Here's how I set dies...
? Sizing: I use a piece of paper as a feeler gauge between the shell holder and the die. At the top of the stroke (
without a cartridge brass in place) I can withdraw the paper without tearing it. On a 550, the die holder normally has about 0.008" free play up/down. With 0.003" clearance
you'll see the die holder rise at the top of the stroke, but the die holder will
still wiggle freely.
This adjustment sizes the maximum amount of case, without injury to the super hard (and brittle) carbide.
? Seating: 1) The stem: You want to make sure the seating stem is not contacting the case mouth and thereby crushing the case.
2) The body: In Dillon dies I don't think any crimp is possible, but on other die brands you need to insure that the die body imparts zero crimp. This is a "screw down until touching and then back-off" adjustment.
? Taper Crimp: Read the article on Taper Crimp in the stickies. Press a sample bullet into a sample brass that has NOT been belled.

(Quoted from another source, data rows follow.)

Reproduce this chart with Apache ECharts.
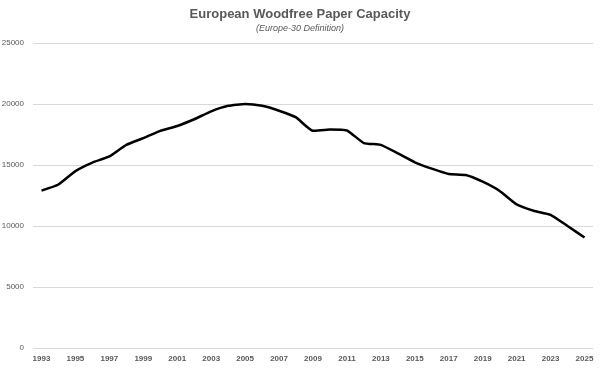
<!DOCTYPE html>
<html>
<head>
<meta charset="utf-8">
<script src="https://cdn.jsdelivr.net/npm/echarts@6/dist/echarts.min.js"></script>
<style>
html,body{margin:0;padding:0;background:#fff;}
#chart{width:600px;height:373px;}
</style>
</head>
<body>
<div id="chart"></div>
<script>
const years = ['1993','1994','1995','1996','1997','1998','1999','2000','2001','2002','2003','2004','2005','2006','2007','2008','2009','2010','2011','2012','2013','2014','2015','2016','2017','2018','2019','2020','2021','2022','2023','2024','2025'];
const capacity = [12900,13400,14500,15200,15700,16650,17200,17800,18200,18750,19400,19850,20000,19850,19450,18900,17800,17920,17830,16800,16650,15950,15220,14700,14270,14180,13630,12870,11770,11250,10920,10000,9050];
const titleText = 'European Woodfree Paper Capacity';
const subtitleText = '(Europe-30 Definition)';

const chart = echarts.init(document.getElementById('chart'), null, {renderer:'canvas'});
chart.setOption({
  animation: false,
  backgroundColor: '#ffffff',
  title: {
    text: titleText,
    subtext: subtitleText,
    left: 'center',
    top: 3,
    itemGap: 3,
    textStyle: {fontFamily: 'Liberation Sans', fontWeight: 'bold', fontSize: 13, color: '#595959'},
    subtextStyle: {fontFamily: 'Liberation Sans', fontStyle: 'italic', fontSize: 9, color: '#595959'}
  },
  grid: {left: 33, right: 7, top: 43, bottom: 25, containLabel: false, outerBoundsMode: 'none'},
  xAxis: {
    type: 'category',
    data: years,
    boundaryGap: true,
    axisLine: {show: false},
    axisTick: {show: false},
    axisLabel: {interval: 1, fontFamily: 'Liberation Sans', fontSize: 8, fontWeight: 'bold', color: '#595959', margin: 7}
  },
  yAxis: {
    type: 'value',
    min: 0, max: 25000, interval: 5000,
    axisLine: {show: false},
    axisTick: {show: false},
    axisLabel: {fontFamily: 'Liberation Sans', fontSize: 8, color: '#595959', margin: 9, formatter: function (v) { return String(v); }},
    splitLine: {lineStyle: {color: '#d9d9d9', width: 1}}
  },
  series: [{
    type: 'line',
    data: capacity,
    showSymbol: false,
    smooth: 0.15,
    lineStyle: {color: '#000000', width: 2.5},
    itemStyle: {color: '#000000'}
  }]
});
</script>
</body>
</html>
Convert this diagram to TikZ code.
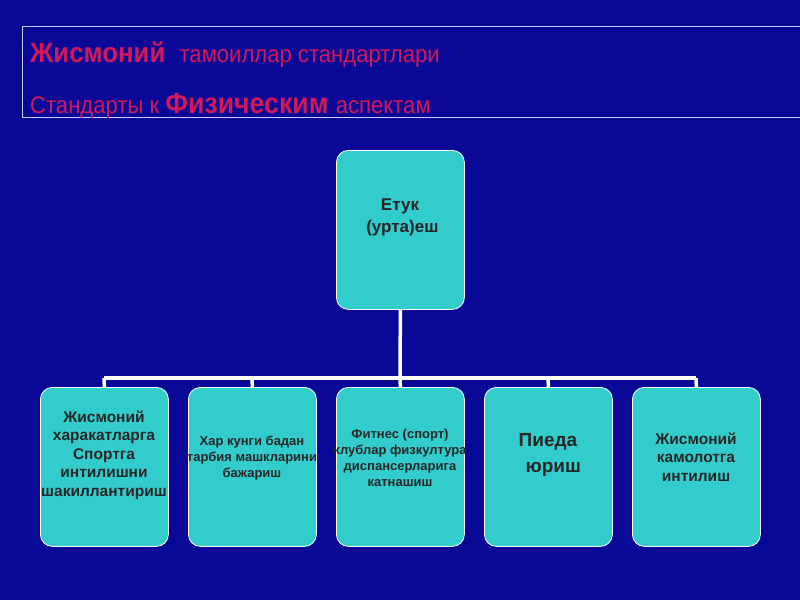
\documentclass[tikz,border=0pt]{standalone}
\usepackage{fontspec}
\setmainfont{Liberation Sans}
\begin{document}
\begin{tikzpicture}[x=1pt,y=-1pt,
  box/.style={draw=white,line width=0.8pt,fill=boxc,rounded corners=12pt,minimum width=128pt,minimum height=159pt,anchor=north west,inner sep=0pt,text=black!85,font=\bfseries,align=center},
  conn/.style={draw=white,line width=3.5pt},
  lab/.style={align=center,text=black!85,inner sep=0pt},
  head/.style={text=headc,anchor=base west,inner sep=0pt,xscale=0.92}]
\definecolor{bg}{HTML}{0A0896}
\definecolor{boxc}{HTML}{33CCCC}
\definecolor{headc}{HTML}{D0185A}
\fill[bg] (0,0) rectangle (800,600);
\useasboundingbox (0,0) rectangle (800,600);
\draw[white!80!blue,line width=0.8pt] (22,26) -- (800,26);
\draw[white!80!blue,line width=0.8pt] (22,26) -- (22,117) -- (800,117);
\node[head] (h1) at (30,62) {\fontsize{28}{30}\selectfont\bfseries Жисмоний\ \ \fontsize{24}{26}\selectfont\mdseries тамоиллар стандартлари};
\node[head] (h2) at (30,113) {\fontsize{24}{26}\selectfont Стандарты к \fontsize{29}{30}\selectfont\bfseries Физическим\ \fontsize{24}{26}\mdseries\selectfont аспектам};
\node[box] (top) at (336,150) {};
\node[lab,font=\bfseries\fontsize{17}{22}\selectfont] (tt) at (400,217) {Етук\\\ (урта)еш};
\coordinate (j) at (400,378);
\foreach \i/\x in {1/40,2/188,3/336,4/484,5/632}{
  \node[box] (b\i) at (\x,387) {};
  \coordinate (t\i) at (\x+64,378);
}
\draw[conn] (top.south) -- (j);
\draw[conn] (t1) -- (t5);
\foreach \i in {1,...,5}{\draw[conn] (t\i) -- (b\i.north);}
\node[lab,font=\bfseries\fontsize{15.5}{18.5}\selectfont] (l1) at (104,455) {Жисмоний\\харакатларга\\Спортга\\интилишни\\шакиллантириш};
\node[lab,font=\bfseries\fontsize{13}{16}\selectfont] (l2) at (252,458) {Хар кунги бадан\\тарбия машкларини\\бажариш};
\node[lab,font=\bfseries\fontsize{13}{16}\selectfont] (l3) at (400,458) {Фитнес (спорт)\\клублар физкултура\\диспансерларига\\катнашиш};
\node[lab,font=\bfseries\fontsize{19}{26}\selectfont] (l4) at (548,455) {Пиеда\\\ \ юриш};
\node[lab,font=\bfseries\fontsize{15.5}{18.5}\selectfont] (l5) at (696,457) {Жисмоний\\камолотга\\интилиш};
\end{tikzpicture}
\end{document}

Get that dimension so that you have a number to aim at. (Having a number to aim at is EXTREMELY important !) Then during
production (with actual bullets in place), slowly move the TC die down until you achieve that number. It is usually in the 0.376 to 0.378" range, with lead you might see more,
but it MUST be 0.379" or less.
Adding any kind of case lube REALLY helps. When I used a 550, I rolled every third case on a Lube Pad. Now with my 650 I lay several hundred cases on their side and spray them twice with
Dillon Case Lube. The lube moves around in the dies and smooths out sizing and crimping in ways you can't imagine.
The amount of lube is tiny, and the time it takes won't slow you down.